Rebel-owned broadcaster Al-Masirah also reported a fifth attack in the southern city of Sadaa was foiled when the bomb went off early, killing just the bomber.

The mosques were known to be frequented by supporters of the Houthis, who control most of the country's north, although Sunni worshippers also visit the sites.

It's Yemen's deadliest militant attack since Houthi rebels seized the capital six months ago.

Survivors likened the explosions to an earthquake, with pictures broadcast by Al-Masirah showing people rushing out of the mosque carrying bodies.

Some supporters of the militant group "Islamic State" (IS) have claimed responsibility for the attacks, posting a statement on Twitter warning of more to come.

The group is a sworn enemy of the extremist al Qaeda organization.

If proven, it would be the group's first sectarian attack.

It comes after the organization claimed it was behind a deadly attack on a museum in Tunisia on Wednesday, in which 21 people were killed.

In the US, White House spokesman Josh Earnest condemned the bombings:

"We deplore the brutality of the terrorists who perpetrated today's unprovoked attack on Yemeni citizens, who were peacefully engaged in Friday prayers."

But he cautioned against attributing the attacks to IS, saying these claims are sometimes made for propaganda purposes.

Power struggle

Meanwhile, unidentified warplanes dropped bombs near the presidential palace in the southern city of Aden for the second day.

Officials say President Abed Rabbo Mansour Hadi was unhurt, with anti-aircraft guns returning fire.

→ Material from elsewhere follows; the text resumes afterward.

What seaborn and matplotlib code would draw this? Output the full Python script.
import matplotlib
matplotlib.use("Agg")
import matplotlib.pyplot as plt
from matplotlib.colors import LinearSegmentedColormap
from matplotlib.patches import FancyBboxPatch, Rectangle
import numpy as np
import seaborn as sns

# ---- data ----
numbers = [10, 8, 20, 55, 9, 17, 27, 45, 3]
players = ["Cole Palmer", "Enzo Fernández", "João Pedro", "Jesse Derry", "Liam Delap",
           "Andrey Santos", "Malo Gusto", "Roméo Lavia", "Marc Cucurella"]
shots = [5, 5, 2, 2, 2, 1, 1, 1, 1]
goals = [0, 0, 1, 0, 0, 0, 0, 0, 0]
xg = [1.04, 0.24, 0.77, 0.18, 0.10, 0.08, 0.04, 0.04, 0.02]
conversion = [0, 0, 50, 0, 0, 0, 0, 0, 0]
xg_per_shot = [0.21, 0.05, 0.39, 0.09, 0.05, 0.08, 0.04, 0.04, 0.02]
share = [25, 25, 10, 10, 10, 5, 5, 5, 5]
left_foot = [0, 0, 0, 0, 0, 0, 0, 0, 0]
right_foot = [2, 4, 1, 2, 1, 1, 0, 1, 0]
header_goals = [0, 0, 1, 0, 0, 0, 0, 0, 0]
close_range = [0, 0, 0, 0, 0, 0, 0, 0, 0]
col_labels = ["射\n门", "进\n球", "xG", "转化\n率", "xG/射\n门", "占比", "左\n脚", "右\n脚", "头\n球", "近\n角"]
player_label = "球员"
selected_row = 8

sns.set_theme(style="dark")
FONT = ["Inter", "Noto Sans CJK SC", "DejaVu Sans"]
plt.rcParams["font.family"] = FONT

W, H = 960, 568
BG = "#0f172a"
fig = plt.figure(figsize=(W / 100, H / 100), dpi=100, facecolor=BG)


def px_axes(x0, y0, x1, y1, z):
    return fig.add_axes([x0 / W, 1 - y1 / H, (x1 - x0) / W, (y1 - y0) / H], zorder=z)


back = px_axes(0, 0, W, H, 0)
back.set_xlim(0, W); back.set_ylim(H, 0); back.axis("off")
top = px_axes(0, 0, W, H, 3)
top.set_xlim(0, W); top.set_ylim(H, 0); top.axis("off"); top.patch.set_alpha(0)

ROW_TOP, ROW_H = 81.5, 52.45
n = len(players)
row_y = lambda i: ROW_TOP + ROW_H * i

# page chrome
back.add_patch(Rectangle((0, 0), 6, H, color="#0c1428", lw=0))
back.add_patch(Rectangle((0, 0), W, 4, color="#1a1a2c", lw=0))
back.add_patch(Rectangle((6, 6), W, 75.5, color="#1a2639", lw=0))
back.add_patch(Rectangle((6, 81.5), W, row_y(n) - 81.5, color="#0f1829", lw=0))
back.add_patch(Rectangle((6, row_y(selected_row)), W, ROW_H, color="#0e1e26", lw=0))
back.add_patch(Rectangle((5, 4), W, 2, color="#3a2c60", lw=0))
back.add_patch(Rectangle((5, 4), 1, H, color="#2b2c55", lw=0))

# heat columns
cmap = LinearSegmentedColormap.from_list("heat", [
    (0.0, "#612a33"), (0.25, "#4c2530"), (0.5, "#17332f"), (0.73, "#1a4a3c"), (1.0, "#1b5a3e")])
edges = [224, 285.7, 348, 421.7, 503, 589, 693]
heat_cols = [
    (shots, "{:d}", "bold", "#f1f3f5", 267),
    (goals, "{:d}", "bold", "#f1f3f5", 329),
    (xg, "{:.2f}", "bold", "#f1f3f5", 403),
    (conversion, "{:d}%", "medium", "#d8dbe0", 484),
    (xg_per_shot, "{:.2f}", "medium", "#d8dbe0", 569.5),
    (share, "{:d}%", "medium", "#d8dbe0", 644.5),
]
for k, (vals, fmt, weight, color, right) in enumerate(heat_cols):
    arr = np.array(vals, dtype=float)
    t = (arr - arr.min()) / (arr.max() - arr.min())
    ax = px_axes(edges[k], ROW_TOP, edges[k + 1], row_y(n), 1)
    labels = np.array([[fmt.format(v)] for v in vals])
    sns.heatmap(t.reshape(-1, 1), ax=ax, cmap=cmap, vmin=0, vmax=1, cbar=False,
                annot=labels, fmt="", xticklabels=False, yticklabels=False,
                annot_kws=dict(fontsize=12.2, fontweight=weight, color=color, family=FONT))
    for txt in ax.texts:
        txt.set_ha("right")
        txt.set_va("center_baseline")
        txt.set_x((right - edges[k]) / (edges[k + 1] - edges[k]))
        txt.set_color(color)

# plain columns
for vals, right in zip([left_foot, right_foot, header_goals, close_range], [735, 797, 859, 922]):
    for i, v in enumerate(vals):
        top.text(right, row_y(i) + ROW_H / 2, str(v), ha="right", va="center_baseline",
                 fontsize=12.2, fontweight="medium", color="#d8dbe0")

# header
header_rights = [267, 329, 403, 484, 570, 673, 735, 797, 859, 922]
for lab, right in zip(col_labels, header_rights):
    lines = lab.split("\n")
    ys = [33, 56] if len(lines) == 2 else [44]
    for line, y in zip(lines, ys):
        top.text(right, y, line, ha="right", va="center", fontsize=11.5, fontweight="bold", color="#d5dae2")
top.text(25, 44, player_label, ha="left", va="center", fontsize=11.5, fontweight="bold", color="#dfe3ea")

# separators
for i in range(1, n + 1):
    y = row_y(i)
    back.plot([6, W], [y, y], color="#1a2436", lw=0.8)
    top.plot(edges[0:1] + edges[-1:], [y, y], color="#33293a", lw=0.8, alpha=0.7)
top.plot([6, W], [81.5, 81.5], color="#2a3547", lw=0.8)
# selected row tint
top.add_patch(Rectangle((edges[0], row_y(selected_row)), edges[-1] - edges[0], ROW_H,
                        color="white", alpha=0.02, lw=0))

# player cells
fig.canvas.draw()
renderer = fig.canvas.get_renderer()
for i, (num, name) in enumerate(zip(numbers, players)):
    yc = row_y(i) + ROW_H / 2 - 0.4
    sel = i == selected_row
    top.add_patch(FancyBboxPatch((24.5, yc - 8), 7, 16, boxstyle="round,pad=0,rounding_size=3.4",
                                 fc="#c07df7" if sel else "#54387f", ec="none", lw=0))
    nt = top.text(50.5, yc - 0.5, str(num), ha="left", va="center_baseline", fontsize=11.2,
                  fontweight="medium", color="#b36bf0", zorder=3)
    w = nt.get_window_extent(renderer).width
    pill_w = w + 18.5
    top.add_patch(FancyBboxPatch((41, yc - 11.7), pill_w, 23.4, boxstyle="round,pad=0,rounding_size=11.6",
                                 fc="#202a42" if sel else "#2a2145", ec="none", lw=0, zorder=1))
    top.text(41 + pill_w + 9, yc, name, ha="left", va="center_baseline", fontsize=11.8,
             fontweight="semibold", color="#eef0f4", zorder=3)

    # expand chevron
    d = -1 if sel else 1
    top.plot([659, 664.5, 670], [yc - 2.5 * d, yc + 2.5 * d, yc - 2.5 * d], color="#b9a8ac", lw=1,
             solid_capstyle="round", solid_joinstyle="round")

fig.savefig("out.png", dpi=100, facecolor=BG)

Sunni-backed Hadi is involved in a power struggle with Houthi rebels, allegedly supported by Iran and Yemen's ousted former president Ali Abdullah Saleh.

Hadi fled to Aden in February, after being held under house arrest for a month in Sanaa by Houthi forces.

He maintains he is

still leading the troubled Arab state.

On Thursday

Aden's airport was forced to close

after fighting between rebels and Hadi loyalists left 13 dead.

In the wake of the Houthi takeover of Sanaa some Western nations

closed their embassies

, while other Gulf nations moved operations to Aden.